◆ Data section:
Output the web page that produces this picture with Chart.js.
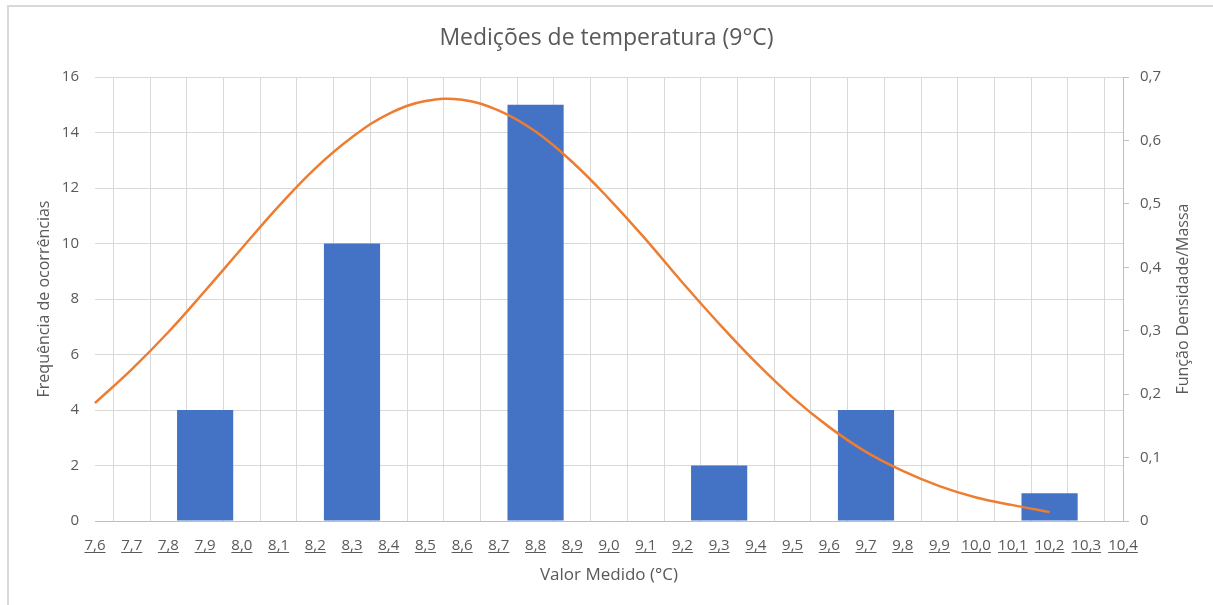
<!DOCTYPE html>
<html>
<head>
<meta charset="utf-8">
<script src="https://cdn.jsdelivr.net/npm/chart.js@4.4.1/dist/chart.umd.min.js"></script>
<style>
  html, body { margin: 0; padding: 0; background: #fff; }
  #wrap { position: relative; width: 1213px; height: 605px; }
  #frame { position: absolute; left: 7px; top: 5px; right: -10px; bottom: -10px;
           border-top: 2px solid #d9d9d9; border-left: 2px solid #d9d9d9; pointer-events: none; }
  canvas { position: absolute; left: 0; top: 0; }
</style>
</head>
<body>
<div id="wrap">
  <canvas id="HistChart" width="1213" height="605"></canvas>
  <div id="frame"></div>
</div>
<script>
// categories (°C)
var labels = ["7,6","7,7","7,8","7,9","8,0","8,1","8,2","8,3","8,4","8,5","8,6","8,7","8,8","8,9","9,0",
              "9,1","9,2","9,3","9,4","9,5","9,6","9,7","9,8","9,9","10,0","10,1","10,2","10,3","10,4"];

// frequency of occurrences (bars)
var frequencia = [null,null,null,4,null,null,null,10,null,null,null,null,15,null,null,
                  null,null,2,null,null,null,4,null,null,null,null,1,null,null];

// density function (line, right axis)
var densidade = [0.186,0.239,0.298,0.363,0.430,0.496,0.556,0.605,0.642,0.662,0.664,0.647,0.614,0.566,0.508,
                 0.444,0.376,0.311,0.250,0.195,0.148,0.109,0.079,0.055,0.037,0.025,0.014,null,null];

var fontFamily = "'Open Sans', sans-serif";
var textColor = "#595959";

// underline the x tick labels and draw the right axis title bottom-to-top, like the original
var extrasPlugin = {
  id: "extras",
  afterDraw: function(chart) {
    var xs = chart.scales.x;
    var y2 = chart.scales.y2;
    var ctx = chart.ctx;
    ctx.save();
    ctx.font = "15px " + fontFamily;
    ctx.strokeStyle = textColor;
    ctx.lineWidth = 1;
    var y = xs.top + 31;
    xs.ticks.forEach(function(t, i) {
      var px = xs.getPixelForTick(i);
      var w = ctx.measureText(labels[i]).width;
      ctx.beginPath();
      ctx.moveTo(px - w / 2, y + 0.5);
      ctx.lineTo(px + w / 2, y + 0.5);
      ctx.stroke();
    });
    ctx.translate(1183, (y2.top + y2.bottom) / 2);
    ctx.rotate(-Math.PI / 2);
    ctx.font = "16px " + fontFamily;
    ctx.fillStyle = textColor;
    ctx.textAlign = "center";
    ctx.textBaseline = "middle";
    ctx.fillText("Função Densidade/Massa", 0, 0);
    ctx.restore();
  }
};

var ctx = document.getElementById("HistChart").getContext("2d");
var hist_chart = new Chart(ctx, {
  type: "bar",
  data: {
    labels: labels,
    datasets: [
      {
        type: "line",
        label: "Função Densidade/Massa",
        data: densidade,
        yAxisID: "y2",
        borderColor: "#ED7D31",
        borderWidth: 2.5,
        pointRadius: 0,
        fill: false,
        tension: 0.4,
        order: 0
      },
      {
        label: "Frequência de ocorrências",
        data: frequencia,
        yAxisID: "y",
        backgroundColor: "#4472C4",
        borderWidth: 0,
        barPercentage: 1,
        categoryPercentage: 1.53,
        grouped: false,
        order: 1
      }
    ]
  },
  options: {
    responsive: false,
    animation: false,
    layout: { padding: 0 },
    plugins: {
      legend: { display: false },
      tooltip: { enabled: false },
      title: {
        display: true,
        text: "Medições de temperatura (9°C)",
        color: textColor,
        font: { family: fontFamily, size: 23, weight: "normal" },
        padding: { top: 25, bottom: 24.4 }
      }
    },
    scales: {
      x: {
        offset: false,
        grid: { color: "#d9d9d9", drawTicks: false, tickLength: 0 },
        border: { color: "#bfbfbf" },
        ticks: { color: textColor, font: { family: fontFamily, size: 15 }, padding: 16, maxRotation: 0, autoSkip: false },
        title: { display: true, text: "Valor Medido (°C)", color: textColor,
                 font: { family: fontFamily, size: 17 }, padding: { top: 0, bottom: 20 } },
        afterFit: function(s) { s.height = 84; }
      },
      y: {
        position: "left",
        min: 0, max: 16,
        grid: { color: "#d9d9d9", drawTicks: false, tickLength: 0 },
        border: { display: false },
        ticks: { stepSize: 2, color: textColor, font: { family: fontFamily, size: 15 }, padding: 16 },
        title: { display: true, text: "Frequência de ocorrências", color: textColor,
                 font: { family: fontFamily, size: 16 }, padding: { top: 35, bottom: 0 } },
        afterFit: function(s) { s.width = 95; }
      },
      y2: {
        position: "right",
        min: 0, max: 0.7,
        grid: { drawOnChartArea: false, color: "#bfbfbf", tickLength: 6 },
        border: { color: "#bfbfbf" },
        ticks: { stepSize: 0.1, color: textColor, font: { family: fontFamily, size: 15 }, padding: 11,
                 callback: function(v) { return v === 0 ? "0" : v.toFixed(1).replace(".", ","); } },
        title: { display: false },
        afterFit: function(s) { s.width = 90; }
      }
    }
  },
  plugins: [extrasPlugin]
});
</script>
</body>
</html>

◆ Given request: Transcribe the whole listing, character for character, but not its images.

◆ Answer below:
Output the web page that produces this picture with Chart.js.
<!DOCTYPE html>
<html>
<head>
<meta charset="utf-8">
<script src="https://cdn.jsdelivr.net/npm/chart.js@4.4.1/dist/chart.umd.min.js"></script>
<style>
  html, body { margin: 0; padding: 0; background: #fff; }
  #wrap { position: relative; width: 1213px; height: 605px; }
  #frame { position: absolute; left: 7px; top: 5px; right: -10px; bottom: -10px;
           border-top: 2px solid #d9d9d9; border-left: 2px solid #d9d9d9; pointer-events: none; }
  canvas { position: absolute; left: 0; top: 0; }
</style>
</head>
<body>
<div id="wrap">
  <canvas id="HistChart" width="1213" height="605"></canvas>
  <div id="frame"></div>
</div>
<script>
// categories (°C)
var labels = ["7,6","7,7","7,8","7,9","8,0","8,1","8,2","8,3","8,4","8,5","8,6","8,7","8,8","8,9","9,0",
              "9,1","9,2","9,3","9,4","9,5","9,6","9,7","9,8","9,9","10,0","10,1","10,2","10,3","10,4"];

// frequency of occurrences (bars)
var frequencia = [null,null,null,4,null,null,null,10,null,null,null,null,15,null,null,
                  null,null,2,null,null,null,4,null,null,null,null,1,null,null];

// density function (line, right axis)
var densidade = [0.186,0.239,0.298,0.363,0.430,0.496,0.556,0.605,0.642,0.662,0.664,0.647,0.614,0.566,0.508,
                 0.444,0.376,0.311,0.250,0.195,0.148,0.109,0.079,0.055,0.037,0.025,0.014,null,null];

var fontFamily = "'Open Sans', sans-serif";
var textColor = "#595959";

// underline the x tick labels and draw the right axis title bottom-to-top, like the original
var extrasPlugin = {
  id: "extras",
  afterDraw: function(chart) {
    var xs = chart.scales.x;
    var y2 = chart.scales.y2;
    var ctx = chart.ctx;
    ctx.save();
    ctx.font = "15px " + fontFamily;
    ctx.strokeStyle = textColor;
    ctx.lineWidth = 1;
    var y = xs.top + 31;
    xs.ticks.forEach(function(t, i) {
      var px = xs.getPixelForTick(i);
      var w = ctx.measureText(labels[i]).width;
      ctx.beginPath();
      ctx.moveTo(px - w / 2, y + 0.5);
      ctx.lineTo(px + w / 2, y + 0.5);
      ctx.stroke();
    });
    ctx.translate(1183, (y2.top + y2.bottom) / 2);
    ctx.rotate(-Math.PI / 2);
    ctx.font = "16px " + fontFamily;
    ctx.fillStyle = textColor;
    ctx.textAlign = "center";
    ctx.textBaseline = "middle";
    ctx.fillText("Função Densidade/Massa", 0, 0);
    ctx.restore();
  }
};

var ctx = document.getElementById("HistChart").getContext("2d");
var hist_chart = new Chart(ctx, {
  type: "bar",
  data: {
    labels: labels,
    datasets: [
      {
        type: "line",
        label: "Função Densidade/Massa",
        data: densidade,
        yAxisID: "y2",
        borderColor: "#ED7D31",
        borderWidth: 2.5,
        pointRadius: 0,
        fill: false,
        tension: 0.4,
        order: 0
      },
      {
        label: "Frequência de ocorrências",
        data: frequencia,
        yAxisID: "y",
        backgroundColor: "#4472C4",
        borderWidth: 0,
        barPercentage: 1,
        categoryPercentage: 1.53,
        grouped: false,
        order: 1
      }
    ]
  },
  options: {
    responsive: false,
    animation: false,
    layout: { padding: 0 },
    plugins: {
      legend: { display: false },
      tooltip: { enabled: false },
      title: {
        display: true,
        text: "Medições de temperatura (9°C)",
        color: textColor,
        font: { family: fontFamily, size: 23, weight: "normal" },
        padding: { top: 25, bottom: 24.4 }
      }
    },
    scales: {
      x: {
        offset: false,
        grid: { color: "#d9d9d9", drawTicks: false, tickLength: 0 },
        border: { color: "#bfbfbf" },
        ticks: { color: textColor, font: { family: fontFamily, size: 15 }, padding: 16, maxRotation: 0, autoSkip: false },
        title: { display: true, text: "Valor Medido (°C)", color: textColor,
                 font: { family: fontFamily, size: 17 }, padding: { top: 0, bottom: 20 } },
        afterFit: function(s) { s.height = 84; }
      },
      y: {
        position: "left",
        min: 0, max: 16,
        grid: { color: "#d9d9d9", drawTicks: false, tickLength: 0 },
        border: { display: false },
        ticks: { stepSize: 2, color: textColor, font: { family: fontFamily, size: 15 }, padding: 16 },
        title: { display: true, text: "Frequência de ocorrências", color: textColor,
                 font: { family: fontFamily, size: 16 }, padding: { top: 35, bottom: 0 } },
        afterFit: function(s) { s.width = 95; }
      },
      y2: {
        position: "right",
        min: 0, max: 0.7,
        grid: { drawOnChartArea: false, color: "#bfbfbf", tickLength: 6 },
        border: { color: "#bfbfbf" },
        ticks: { stepSize: 0.1, color: textColor, font: { family: fontFamily, size: 15 }, padding: 11,
                 callback: function(v) { return v === 0 ? "0" : v.toFixed(1).replace(".", ","); } },
        title: { display: false },
        afterFit: function(s) { s.width = 90; }
      }
    }
  },
  plugins: [extrasPlugin]
});
</script>
</body>
</html>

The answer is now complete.